Au début, j’ai travaillé le portrait jusqu’à le pousser dans ses plus grands réalismes, dans une série intitulée « Portrait et accessoires ». Je jouais la carte d’un genre qui n’existe plus : le Portrait de commande. C’est pour ça que les personnes portraitisées étaient affublées d’un accessoire incongru, comme un Pot de chambre chinois sur la tête ou une boîte de polystyrène autour du col. Mes peintures les révélaient à la fois sous leur meilleur profil et en même temps jouaient la carte de l’autodérision.

Ensuite, comme avec les séries « Kalashnikov » ou « Under the Skin », je me suis intéressé à un portrait qui était plus gestuel, plus vociférant, plus libre. Il y avait là une déconstruction du portrait, si bien que cela devenait quasiment abstrait. C’était une explosion de couleurs sur les quatre coins de la surface du tableau. C’est comme ça que j’ai basculé vers un univers qui permettait une totale explosion de couleurs : ce fut le domaine du floral.

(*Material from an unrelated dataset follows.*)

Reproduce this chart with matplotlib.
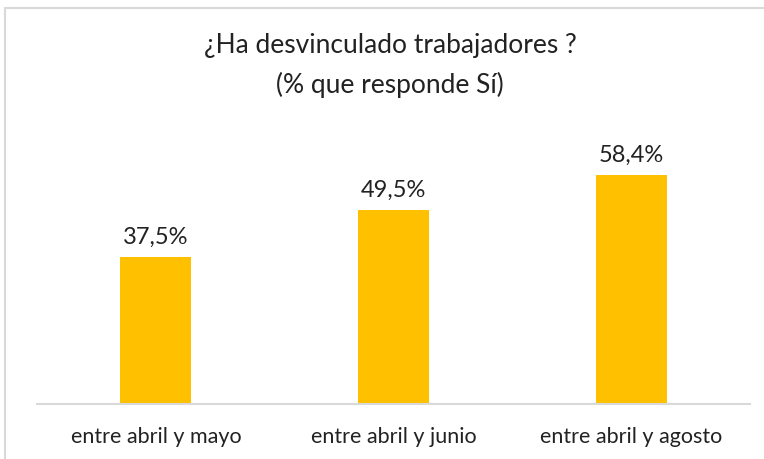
import matplotlib.pyplot as plt
from matplotlib.patches import Rectangle

plt.rcParams['font.family'] = ['Lato', 'DejaVu Sans']

# datos
periodos = ["entre abril y mayo", "entre abril y junio", "entre abril y agosto"]
porcentajes = [37.5, 49.5, 58.4]
etiquetas = ["37,5%", "49,5%", "58,4%"]

W, H = 764, 460
fig = plt.figure(figsize=(W / 100, H / 100), dpi=100)

# borde gris del gráfico
fig.patches.append(Rectangle((5 / W, -0.1), 1.2, 1 - 9 / H + 0.1, transform=fig.transFigure,
                             fill=False, edgecolor='#D9D9D9', linewidth=1.5))

ax = fig.add_axes([37 / W, 55 / H, 713 / W, 265 / H])
x = range(len(periodos))
ax.bar(x, porcentajes, width=0.30, color='#FFC000')

for xi, v, t in zip(x, porcentajes, etiquetas):
    ax.annotate(t, (xi, v), xytext=(0, 7), textcoords='offset points',
                ha='center', va='bottom', fontsize=17, color='#222222')

ax.set_xlim(-0.5, 2.5)
ax.set_ylim(0, 67.6)
ax.set_xticks(list(x))
ax.set_xticklabels(periodos, fontsize=15.5, color='#222222')
ax.tick_params(axis='x', length=0, pad=16)
ax.set_yticks([])
for s in ['top', 'right', 'left']:
    ax.spines[s].set_visible(False)
ax.spines['bottom'].set_color('#D9D9D9')
ax.spines['bottom'].set_linewidth(1.5)

fig.text(390 / W, 1 - 45 / H, "¿Ha desvinculado trabajadores ?", ha='center', va='center',
         fontsize=19, color='#222222')
fig.text(390 / W, 1 - 85 / H, "(% que responde Sí)", ha='center', va='center',
         fontsize=19, color='#222222')

fig.savefig('out.png', dpi=100)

Et même si on est dans le domaine du floral, on pourrait presque imaginer que ce sont des Portraits de fleurs, en effet. Par ailleurs, la série des fleurs s’appelle « Memento Mori ». Ces peintures pouvaient faire écho au contexte environnemental actuel, à l’idée de la pollution diluée, lavée, dans une espèce d’espoir d’une nature meilleure, d’une action de l’homme améliorée. Mais ça renvoyait avant tout à la notion de Vanité : « Souviens-toi que tu es mortel ». Comme dans le portrait, la fleur suggère la fragilité, l’inquiétude. Oui, nous ne sommes que de passage.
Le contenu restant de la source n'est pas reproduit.